Tuesday, August 8, 2017

The Giant-Slayer by Iain Lawrence

Iain Lawrence writes books that are treasures for the literati. The Giant-Slayer is not a children’s book in the traditional sense, and yet certainly young readers will understand it. It is also not a contemporary adult novel, although its topic and themes have resonance in our frightening adult world. Published by Yearling in 2009, The Giant-Slayer and other Lawrence books are all fascinating books. The topic here is polio. Although polio (Poliomyelitis, an infectious viral disease that sometimes results in paralysis) is no longer prevalent, it still exists and there is no known cure. Lawrence does not approach polio with rose-colored filters. In the spring of 1955, Laurie Valentine learns that her friend Dickie Espinosa has polio and she decides to visit him in the nearby hospital. Dickie and two other children are inside an iron lung. The Iron lung treatment was once common, sealing the patient in an airtight container which assisted with lung function. Dickie is a fan of Fess Parker and his coonskin cap is hanging in view as a means to comfort him. The historical background and cultural references add another level of depth to the narrative. Laurie decides to tell Dickie and the other children stories to help pass their time. The ensuing narrative structure alternates between the fantasy world Laurie creates, which becomes incredibly real to the polio-stricken children, and the very harsh world where Laurie herself is at risk of contracting polio.
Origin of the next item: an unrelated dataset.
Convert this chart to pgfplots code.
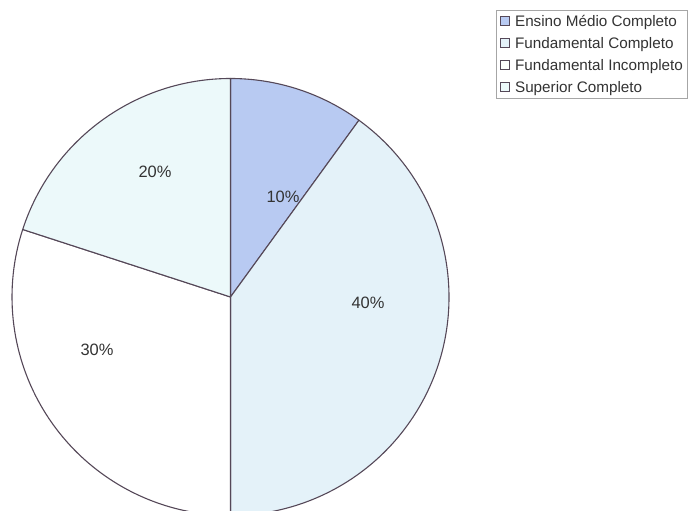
\documentclass[border=0pt]{standalone}
\usepackage{pgfplots}
\pgfplotsset{compat=1.18}
\usepackage{fontspec}
\setmainfont{Liberation Sans}
\definecolor{edgecol}{HTML}{554858}
\definecolor{cA}{HTML}{B8CAF2}
\definecolor{cB}{HTML}{E4F2F9}
\definecolor{cC}{HTML}{FFFFFF}
\definecolor{cD}{HTML}{ECF9FA}
\definecolor{txt}{HTML}{333333}
% slice: start percent, percent, colour
\newcommand\pieslice[3]{%
  \edef\temp{\noexpand\filldraw[fill=#3, draw=edgecol, line width=1.1bp, line join=round]
    (axis cs:230.5,214) -- ++({90-3.6*#1}:218.5bp)
    arc[start angle={90-3.6*#1}, delta angle={-3.6*#2}, radius=218.5bp] -- cycle;}\temp}
\begin{document}
\begin{tikzpicture}
\begin{axis}[
  scale only axis, width=689bp, height=511bp,
  xmin=0, xmax=689, ymin=0, ymax=511,
  hide axis, clip=true,
  legend style={at={(axis cs:496,501)}, anchor=north west,
    draw=gray!70, line width=0.6bp, font=\fontsize{15.3}{17}\selectfont\color{txt},
    inner xsep=2bp, inner ysep=2.5bp, row sep=5.5bp, cells={anchor=west}},
  legend cell align=left,
  legend image code/.code={\filldraw[#1] (2bp,-4.5bp) rectangle (11bp,4.5bp);\path (0bp,0bp) (14bp,0bp);},
]
\pieslice{0}{10}{cA}
\pieslice{10}{40}{cB}
\pieslice{50}{30}{cC}
\pieslice{80}{20}{cD}
\addlegendimage{fill=cA, draw=edgecol, line width=0.8bp}
\addlegendentry{Ensino Médio Completo}
\addlegendimage{fill=cB, draw=edgecol, line width=0.8bp}
\addlegendentry{Fundamental Completo}
\addlegendimage{fill=cC, draw=edgecol, line width=0.8bp}
\addlegendentry{Fundamental Incompleto}
\addlegendimage{fill=cD, draw=edgecol, line width=0.8bp}
\addlegendentry{Superior Completo}
\node[font=\fontsize{16.5}{18}\selectfont, text=txt] at (axis cs:283,314) {10\%};
\node[font=\fontsize{16.5}{18}\selectfont, text=txt] at (axis cs:155,339) {20\%};
\node[font=\fontsize{16.5}{18}\selectfont, text=txt] at (axis cs:368,208) {40\%};
\node[font=\fontsize{16.5}{18}\selectfont, text=txt] at (axis cs:97,161) {30\%};
\end{axis}
\pgfresetboundingbox
\useasboundingbox (0,0) rectangle (689bp,511bp);
\end{tikzpicture}
\end{document}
The story is at times very sad, as you would expect, but Lawrence is such a fine writer that I’m confident most readers will be swept along by this tale. I have read many of Lawrence’s books and I treasure them all. Also recommended are Gemini Summer, The Lightkeeper’s Daughter, Ghost Boy and his “High Seas Trilogy” – The Wreckers, The Smugglers, and The Buccaneers. NOTE: To avoid confusion when searching for his books on Amazon, Lawrence’s first name is spelled with the double “i” – I. A. I. N. – rather than “Ian.”